Copy the lines below as they are; omit the images they contain.

(Records with drawing code)
====

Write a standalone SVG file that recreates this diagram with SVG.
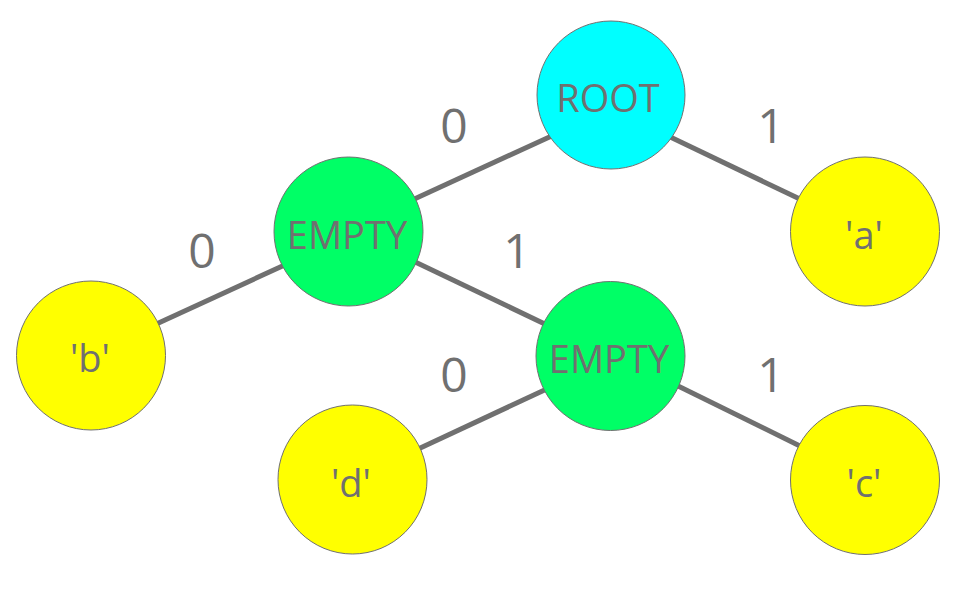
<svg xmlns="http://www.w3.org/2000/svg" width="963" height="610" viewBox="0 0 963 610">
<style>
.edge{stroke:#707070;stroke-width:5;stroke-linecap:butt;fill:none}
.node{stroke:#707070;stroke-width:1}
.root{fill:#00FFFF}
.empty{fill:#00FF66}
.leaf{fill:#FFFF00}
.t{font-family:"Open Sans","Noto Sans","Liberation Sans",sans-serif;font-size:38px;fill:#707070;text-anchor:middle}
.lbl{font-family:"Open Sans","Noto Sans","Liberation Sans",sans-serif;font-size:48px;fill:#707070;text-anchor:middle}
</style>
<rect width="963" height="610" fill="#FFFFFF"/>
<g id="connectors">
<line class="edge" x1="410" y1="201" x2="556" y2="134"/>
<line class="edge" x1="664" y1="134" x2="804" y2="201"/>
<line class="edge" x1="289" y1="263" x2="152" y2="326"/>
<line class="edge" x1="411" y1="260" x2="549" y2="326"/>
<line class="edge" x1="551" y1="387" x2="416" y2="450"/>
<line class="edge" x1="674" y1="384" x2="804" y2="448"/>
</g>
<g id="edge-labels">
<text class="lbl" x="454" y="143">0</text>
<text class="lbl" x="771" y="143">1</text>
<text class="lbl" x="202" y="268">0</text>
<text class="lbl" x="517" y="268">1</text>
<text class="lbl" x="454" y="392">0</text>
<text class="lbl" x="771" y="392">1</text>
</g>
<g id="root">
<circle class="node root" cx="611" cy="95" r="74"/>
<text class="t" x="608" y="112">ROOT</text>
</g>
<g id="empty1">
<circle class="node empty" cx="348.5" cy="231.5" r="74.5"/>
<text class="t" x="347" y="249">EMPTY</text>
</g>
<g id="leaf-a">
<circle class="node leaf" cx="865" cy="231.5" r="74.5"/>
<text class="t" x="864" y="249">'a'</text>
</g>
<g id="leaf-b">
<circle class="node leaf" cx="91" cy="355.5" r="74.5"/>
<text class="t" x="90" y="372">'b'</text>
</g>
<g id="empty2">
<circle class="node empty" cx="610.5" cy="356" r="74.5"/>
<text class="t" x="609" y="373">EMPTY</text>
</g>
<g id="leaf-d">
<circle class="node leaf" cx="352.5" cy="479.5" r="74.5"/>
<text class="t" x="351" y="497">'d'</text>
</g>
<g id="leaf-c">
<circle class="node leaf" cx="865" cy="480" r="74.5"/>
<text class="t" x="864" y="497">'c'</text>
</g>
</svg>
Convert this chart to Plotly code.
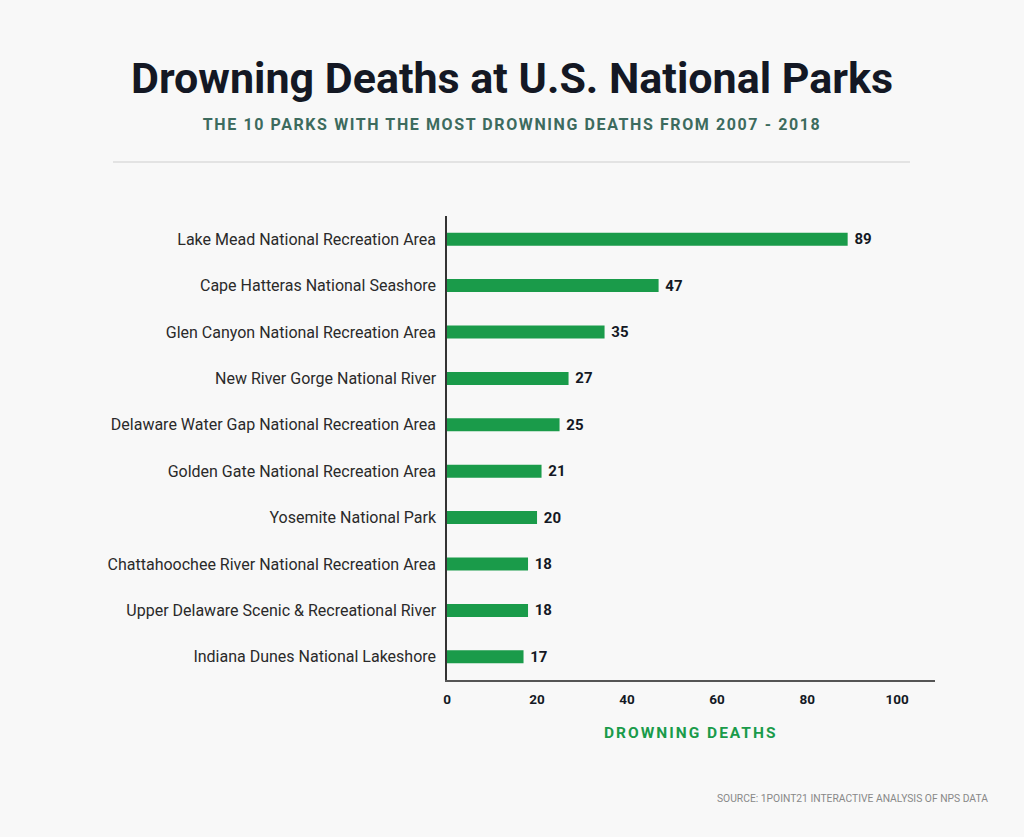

====

Response
Write a standalone SVG file that recreates this diagram with SVG.
<svg xmlns="http://www.w3.org/2000/svg" width="963" height="610" viewBox="0 0 963 610">
<style>
.edge{stroke:#707070;stroke-width:5;stroke-linecap:butt;fill:none}
.node{stroke:#707070;stroke-width:1}
.root{fill:#00FFFF}
.empty{fill:#00FF66}
.leaf{fill:#FFFF00}
.t{font-family:"Open Sans","Noto Sans","Liberation Sans",sans-serif;font-size:38px;fill:#707070;text-anchor:middle}
.lbl{font-family:"Open Sans","Noto Sans","Liberation Sans",sans-serif;font-size:48px;fill:#707070;text-anchor:middle}
</style>
<rect width="963" height="610" fill="#FFFFFF"/>
<g id="connectors">
<line class="edge" x1="410" y1="201" x2="556" y2="134"/>
<line class="edge" x1="664" y1="134" x2="804" y2="201"/>
<line class="edge" x1="289" y1="263" x2="152" y2="326"/>
<line class="edge" x1="411" y1="260" x2="549" y2="326"/>
<line class="edge" x1="551" y1="387" x2="416" y2="450"/>
<line class="edge" x1="674" y1="384" x2="804" y2="448"/>
</g>
<g id="edge-labels">
<text class="lbl" x="454" y="143">0</text>
<text class="lbl" x="771" y="143">1</text>
<text class="lbl" x="202" y="268">0</text>
<text class="lbl" x="517" y="268">1</text>
<text class="lbl" x="454" y="392">0</text>
<text class="lbl" x="771" y="392">1</text>
</g>
<g id="root">
<circle class="node root" cx="611" cy="95" r="74"/>
<text class="t" x="608" y="112">ROOT</text>
</g>
<g id="empty1">
<circle class="node empty" cx="348.5" cy="231.5" r="74.5"/>
<text class="t" x="347" y="249">EMPTY</text>
</g>
<g id="leaf-a">
<circle class="node leaf" cx="865" cy="231.5" r="74.5"/>
<text class="t" x="864" y="249">'a'</text>
</g>
<g id="leaf-b">
<circle class="node leaf" cx="91" cy="355.5" r="74.5"/>
<text class="t" x="90" y="372">'b'</text>
</g>
<g id="empty2">
<circle class="node empty" cx="610.5" cy="356" r="74.5"/>
<text class="t" x="609" y="373">EMPTY</text>
</g>
<g id="leaf-d">
<circle class="node leaf" cx="352.5" cy="479.5" r="74.5"/>
<text class="t" x="351" y="497">'d'</text>
</g>
<g id="leaf-c">
<circle class="node leaf" cx="865" cy="480" r="74.5"/>
<text class="t" x="864" y="497">'c'</text>
</g>
</svg>
Convert this chart to Plotly code.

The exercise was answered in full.